According to Richard Rohr there are three factors in our culture which are at war with our soul. These things apply, I think, to everyone. But they are especially true for pastors and leaders.

1. Narcissism: excessive self-preoccupation
2. Pragmatism: excessive focus on work, achievement, and practical concerns of life
3. Restlessness: excessive greed for more

Narcissism accounts for our heartaches. The heart was designed for relationship. Deep connection with God and our fellow human beings. Ironically the only way to be inwardly healthy is to focus outwardly on relationships of mutual love and trust. Unfortunately it is especially easy when we are in pain to put up walls of defensiveness and distance ourselves from others, essentially cutting ourselves off from the very healing we need. During this time away I realized that I need to get out of my own head. I need to stop being so centered on my own pain so that I can reach out to others. I need to learn to give my heart away so that it stops hurting so much.

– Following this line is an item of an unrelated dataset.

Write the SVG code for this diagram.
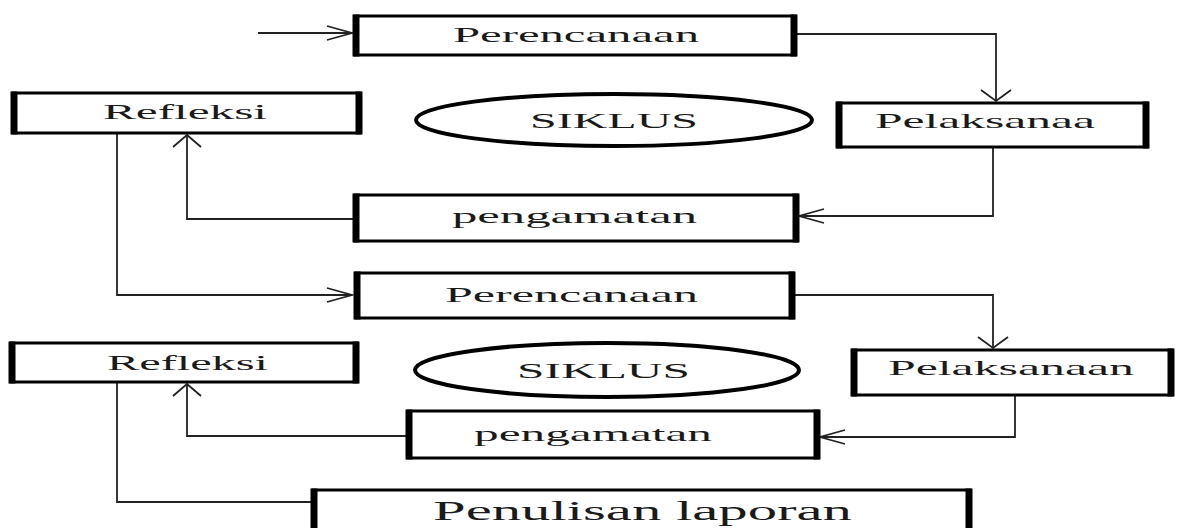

Pragmatism accounts for our headaches. When we spend our days focused on building a successful career,  finding the perfect house or on pastoring a successful church our souls begin to wither and die. I am learning I need to stop worrying so much about ministry effectiveness and focus instead on faithfulness. To let go of fear and learn to trust. 

Restlessness accounts for our insomnia. When we feed our ego, we starve our soul. The constant thirst for more money, more success, more experiences, or more followers on social media always leaves us empty. We will only find rest in contentment. I am learning to live a life of gratitude for all of the simple joys I get to experience every single day. My health, family, community of friends and a world filled with beauty and wonder.